▶ **Objective**:
Repeat what the lines below say, word for word, and skip every image.
[START OF Collected material]
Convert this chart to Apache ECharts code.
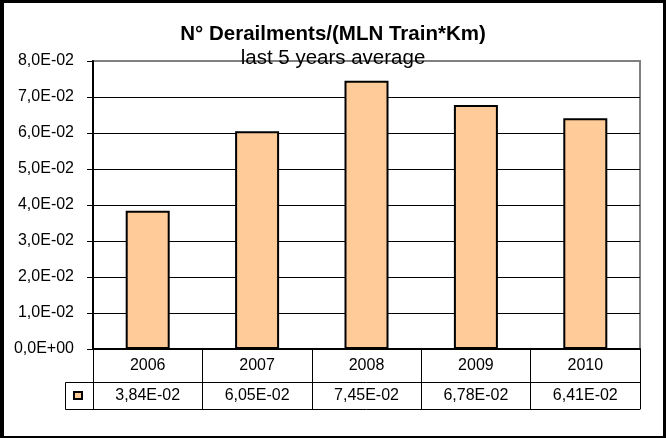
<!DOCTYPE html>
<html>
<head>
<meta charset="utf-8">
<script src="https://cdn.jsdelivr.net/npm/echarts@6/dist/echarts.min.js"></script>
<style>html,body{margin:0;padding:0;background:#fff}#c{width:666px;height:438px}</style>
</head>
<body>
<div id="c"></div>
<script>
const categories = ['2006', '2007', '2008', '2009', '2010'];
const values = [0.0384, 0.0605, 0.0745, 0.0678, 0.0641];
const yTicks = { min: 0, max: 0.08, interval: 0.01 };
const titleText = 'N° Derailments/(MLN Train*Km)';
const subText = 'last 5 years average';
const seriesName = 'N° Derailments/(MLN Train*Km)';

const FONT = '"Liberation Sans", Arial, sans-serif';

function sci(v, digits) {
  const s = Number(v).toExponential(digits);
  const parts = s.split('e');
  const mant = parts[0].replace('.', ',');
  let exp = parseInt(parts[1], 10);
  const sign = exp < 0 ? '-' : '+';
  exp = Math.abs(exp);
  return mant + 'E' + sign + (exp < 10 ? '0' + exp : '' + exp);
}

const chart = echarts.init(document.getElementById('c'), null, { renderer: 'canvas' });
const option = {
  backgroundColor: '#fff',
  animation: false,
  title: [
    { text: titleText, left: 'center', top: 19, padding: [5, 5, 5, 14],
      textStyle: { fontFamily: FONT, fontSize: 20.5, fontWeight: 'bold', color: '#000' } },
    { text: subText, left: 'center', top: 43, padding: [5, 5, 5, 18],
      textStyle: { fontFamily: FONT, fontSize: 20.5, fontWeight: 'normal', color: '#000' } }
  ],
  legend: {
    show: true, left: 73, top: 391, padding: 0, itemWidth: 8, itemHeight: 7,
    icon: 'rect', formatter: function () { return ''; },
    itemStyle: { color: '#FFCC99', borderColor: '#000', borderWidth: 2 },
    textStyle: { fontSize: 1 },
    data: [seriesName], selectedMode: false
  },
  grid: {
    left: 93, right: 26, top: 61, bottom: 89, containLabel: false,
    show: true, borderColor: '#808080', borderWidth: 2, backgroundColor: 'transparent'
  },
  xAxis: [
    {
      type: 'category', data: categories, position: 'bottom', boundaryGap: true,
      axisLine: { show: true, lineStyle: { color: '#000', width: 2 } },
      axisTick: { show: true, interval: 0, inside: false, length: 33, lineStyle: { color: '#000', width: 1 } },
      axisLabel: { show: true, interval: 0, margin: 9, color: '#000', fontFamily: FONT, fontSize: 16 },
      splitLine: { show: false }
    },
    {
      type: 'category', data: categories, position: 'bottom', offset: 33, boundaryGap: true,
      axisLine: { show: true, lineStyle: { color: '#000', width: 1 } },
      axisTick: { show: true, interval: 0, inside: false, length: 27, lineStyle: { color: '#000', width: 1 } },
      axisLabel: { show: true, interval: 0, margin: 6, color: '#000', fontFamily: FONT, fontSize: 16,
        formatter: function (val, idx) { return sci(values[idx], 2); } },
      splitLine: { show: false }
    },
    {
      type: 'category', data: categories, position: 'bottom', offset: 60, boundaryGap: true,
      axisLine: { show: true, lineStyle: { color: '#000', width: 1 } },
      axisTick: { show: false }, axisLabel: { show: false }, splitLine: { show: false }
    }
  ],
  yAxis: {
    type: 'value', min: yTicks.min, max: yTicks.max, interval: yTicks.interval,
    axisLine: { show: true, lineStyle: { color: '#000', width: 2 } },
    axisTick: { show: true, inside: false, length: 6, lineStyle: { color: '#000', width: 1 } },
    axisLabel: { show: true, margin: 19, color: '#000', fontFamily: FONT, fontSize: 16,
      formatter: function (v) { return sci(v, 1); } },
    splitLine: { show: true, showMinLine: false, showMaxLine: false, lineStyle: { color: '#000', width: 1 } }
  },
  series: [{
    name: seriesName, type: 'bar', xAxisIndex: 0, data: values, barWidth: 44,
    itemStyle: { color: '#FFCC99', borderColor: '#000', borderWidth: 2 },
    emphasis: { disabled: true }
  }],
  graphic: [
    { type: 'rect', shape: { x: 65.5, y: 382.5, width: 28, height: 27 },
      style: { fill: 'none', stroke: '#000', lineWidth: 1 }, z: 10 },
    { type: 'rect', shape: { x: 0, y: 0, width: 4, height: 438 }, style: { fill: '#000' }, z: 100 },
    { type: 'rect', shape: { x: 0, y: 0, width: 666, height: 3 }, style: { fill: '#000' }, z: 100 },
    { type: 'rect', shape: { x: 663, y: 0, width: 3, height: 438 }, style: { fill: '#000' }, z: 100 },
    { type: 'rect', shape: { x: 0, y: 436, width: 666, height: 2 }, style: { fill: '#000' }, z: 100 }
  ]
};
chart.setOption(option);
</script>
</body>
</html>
[END OF Collected material]
▶ **Final answer**:
Convert this chart to Apache ECharts code.
<!DOCTYPE html>
<html>
<head>
<meta charset="utf-8">
<script src="https://cdn.jsdelivr.net/npm/echarts@6/dist/echarts.min.js"></script>
<style>html,body{margin:0;padding:0;background:#fff}#c{width:666px;height:438px}</style>
</head>
<body>
<div id="c"></div>
<script>
const categories = ['2006', '2007', '2008', '2009', '2010'];
const values = [0.0384, 0.0605, 0.0745, 0.0678, 0.0641];
const yTicks = { min: 0, max: 0.08, interval: 0.01 };
const titleText = 'N° Derailments/(MLN Train*Km)';
const subText = 'last 5 years average';
const seriesName = 'N° Derailments/(MLN Train*Km)';

const FONT = '"Liberation Sans", Arial, sans-serif';

function sci(v, digits) {
  const s = Number(v).toExponential(digits);
  const parts = s.split('e');
  const mant = parts[0].replace('.', ',');
  let exp = parseInt(parts[1], 10);
  const sign = exp < 0 ? '-' : '+';
  exp = Math.abs(exp);
  return mant + 'E' + sign + (exp < 10 ? '0' + exp : '' + exp);
}

const chart = echarts.init(document.getElementById('c'), null, { renderer: 'canvas' });
const option = {
  backgroundColor: '#fff',
  animation: false,
  title: [
    { text: titleText, left: 'center', top: 19, padding: [5, 5, 5, 14],
      textStyle: { fontFamily: FONT, fontSize: 20.5, fontWeight: 'bold', color: '#000' } },
    { text: subText, left: 'center', top: 43, padding: [5, 5, 5, 18],
      textStyle: { fontFamily: FONT, fontSize: 20.5, fontWeight: 'normal', color: '#000' } }
  ],
  legend: {
    show: true, left: 73, top: 391, padding: 0, itemWidth: 8, itemHeight: 7,
    icon: 'rect', formatter: function () { return ''; },
    itemStyle: { color: '#FFCC99', borderColor: '#000', borderWidth: 2 },
    textStyle: { fontSize: 1 },
    data: [seriesName], selectedMode: false
  },
  grid: {
    left: 93, right: 26, top: 61, bottom: 89, containLabel: false,
    show: true, borderColor: '#808080', borderWidth: 2, backgroundColor: 'transparent'
  },
  xAxis: [
    {
      type: 'category', data: categories, position: 'bottom', boundaryGap: true,
      axisLine: { show: true, lineStyle: { color: '#000', width: 2 } },
      axisTick: { show: true, interval: 0, inside: false, length: 33, lineStyle: { color: '#000', width: 1 } },
      axisLabel: { show: true, interval: 0, margin: 9, color: '#000', fontFamily: FONT, fontSize: 16 },
      splitLine: { show: false }
    },
    {
      type: 'category', data: categories, position: 'bottom', offset: 33, boundaryGap: true,
      axisLine: { show: true, lineStyle: { color: '#000', width: 1 } },
      axisTick: { show: true, interval: 0, inside: false, length: 27, lineStyle: { color: '#000', width: 1 } },
      axisLabel: { show: true, interval: 0, margin: 6, color: '#000', fontFamily: FONT, fontSize: 16,
        formatter: function (val, idx) { return sci(values[idx], 2); } },
      splitLine: { show: false }
    },
    {
      type: 'category', data: categories, position: 'bottom', offset: 60, boundaryGap: true,
      axisLine: { show: true, lineStyle: { color: '#000', width: 1 } },
      axisTick: { show: false }, axisLabel: { show: false }, splitLine: { show: false }
    }
  ],
  yAxis: {
    type: 'value', min: yTicks.min, max: yTicks.max, interval: yTicks.interval,
    axisLine: { show: true, lineStyle: { color: '#000', width: 2 } },
    axisTick: { show: true, inside: false, length: 6, lineStyle: { color: '#000', width: 1 } },
    axisLabel: { show: true, margin: 19, color: '#000', fontFamily: FONT, fontSize: 16,
      formatter: function (v) { return sci(v, 1); } },
    splitLine: { show: true, showMinLine: false, showMaxLine: false, lineStyle: { color: '#000', width: 1 } }
  },
  series: [{
    name: seriesName, type: 'bar', xAxisIndex: 0, data: values, barWidth: 44,
    itemStyle: { color: '#FFCC99', borderColor: '#000', borderWidth: 2 },
    emphasis: { disabled: true }
  }],
  graphic: [
    { type: 'rect', shape: { x: 65.5, y: 382.5, width: 28, height: 27 },
      style: { fill: 'none', stroke: '#000', lineWidth: 1 }, z: 10 },
    { type: 'rect', shape: { x: 0, y: 0, width: 4, height: 438 }, style: { fill: '#000' }, z: 100 },
    { type: 'rect', shape: { x: 0, y: 0, width: 666, height: 3 }, style: { fill: '#000' }, z: 100 },
    { type: 'rect', shape: { x: 663, y: 0, width: 3, height: 438 }, style: { fill: '#000' }, z: 100 },
    { type: 'rect', shape: { x: 0, y: 436, width: 666, height: 2 }, style: { fill: '#000' }, z: 100 }
  ]
};
chart.setOption(option);
</script>
</body>
</html>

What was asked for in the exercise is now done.